25 April 2013

LIKE 45: Strictly Open

LIKE (London Information and Knowledge Exchange) always has interesting talks so my simple rule of thumb is to go to all that I can get to and not to worry too much what the actual subject.

And that's how I found myself at a talk on open data in academic research, which I found interesting.

We had three guides to take us through the topic, Ross Mounce of the Open Knowledge Foundation, Velichka Dimitrova, OpenEconomics coordinator, and John Murtagh a Project Officer whoo is Training in Data Management at the University of East London. Together they gave us a broad and consistent view of the subject.

As always I struggled to mix paying attention with taking notes and tweeting, so what follows is somewhat chaotic and I've applied some post-event clean-ups and analysis to try and make sense of it all. The mistakes are mine, not the speakers'.

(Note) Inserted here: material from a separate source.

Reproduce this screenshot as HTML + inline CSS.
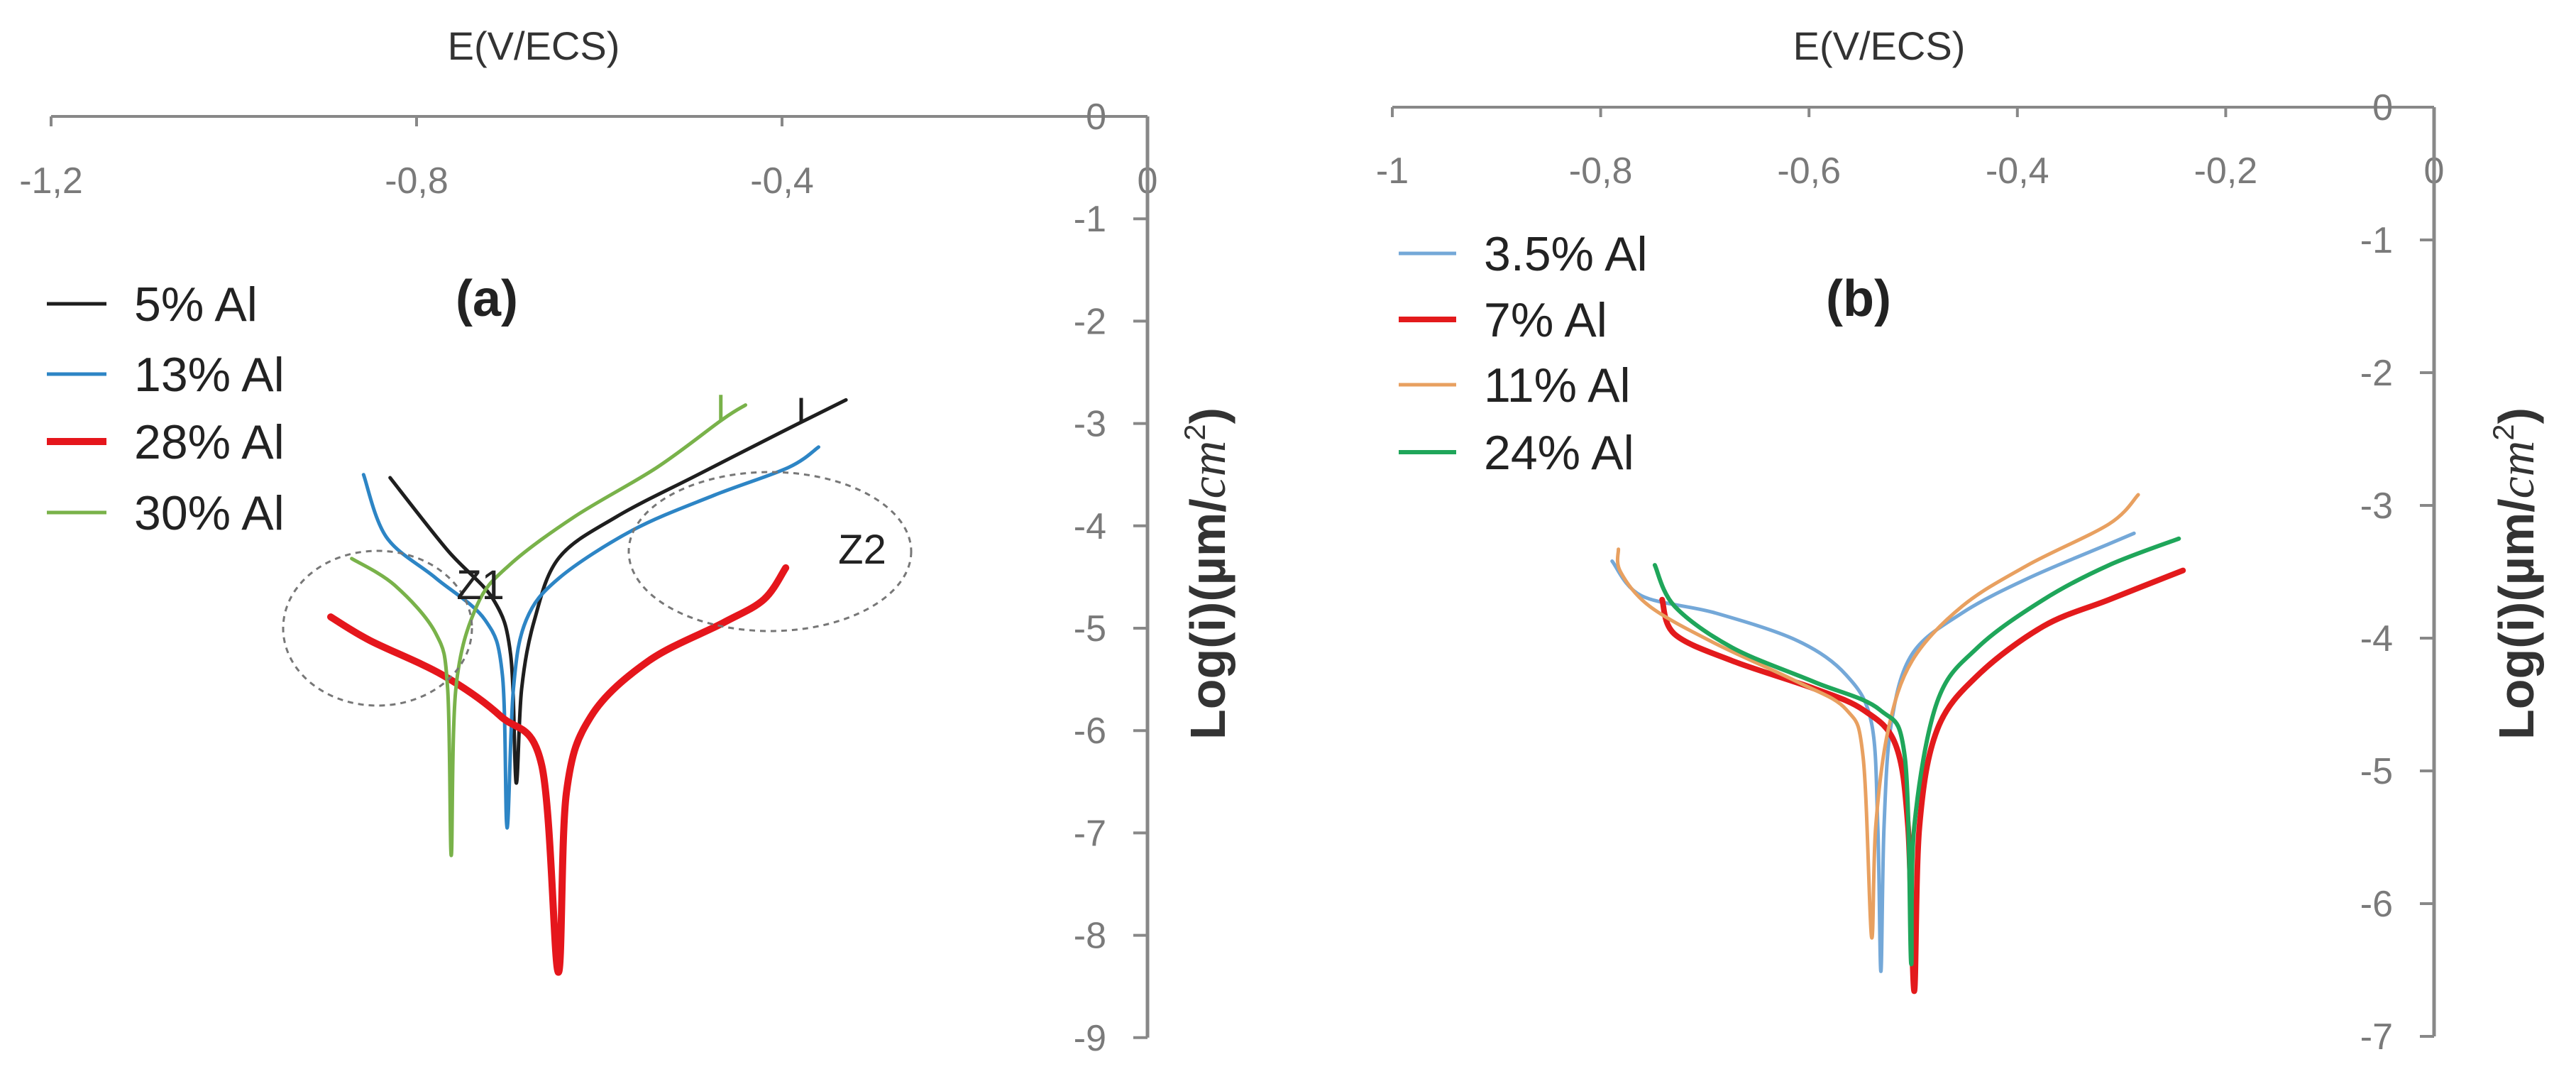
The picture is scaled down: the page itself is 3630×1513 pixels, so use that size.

Publishers have a monopoly on the academic papers they publish, irrespective of academics' wishes.

Academic material is non substitutable, there is only one source.

Research literature has a wider use beyond academia but they have no access to it. This is a block on further research and, hence, progress.

A lot of research is publicly funded but then hidden behind pay walls. Downloaded PDFs are not allowed to be mined electronically.

There is a basic conflict of interest at the heart of this debate; profit (for publishers etc.) v shared knowledge leading to new discoveries. Open Data helps us to stand on the shoulder of giants.

Need to share research data to understand/challenge the research, hence the new topic of Research Data Management.

Access to the data is required but it must also be controlled, i.e. used properly.

Need access to the publish data alongside the article that comes to conclusions from it. The data and data collection are separately citable. The data may even be more valuable than the report summarising it and the collection of data is a skill in its own right.

Data are information, and librarians know how to manage information.

My summary of the summary is that we have been used to KM being at the top of a Data > Information > Knowledge pyramid and that means that the importance of Data has sometimes been overlooked.

After the talks LIKE does what it always does and the conversations continued over food and drinks as the social element of the evening came to the fore.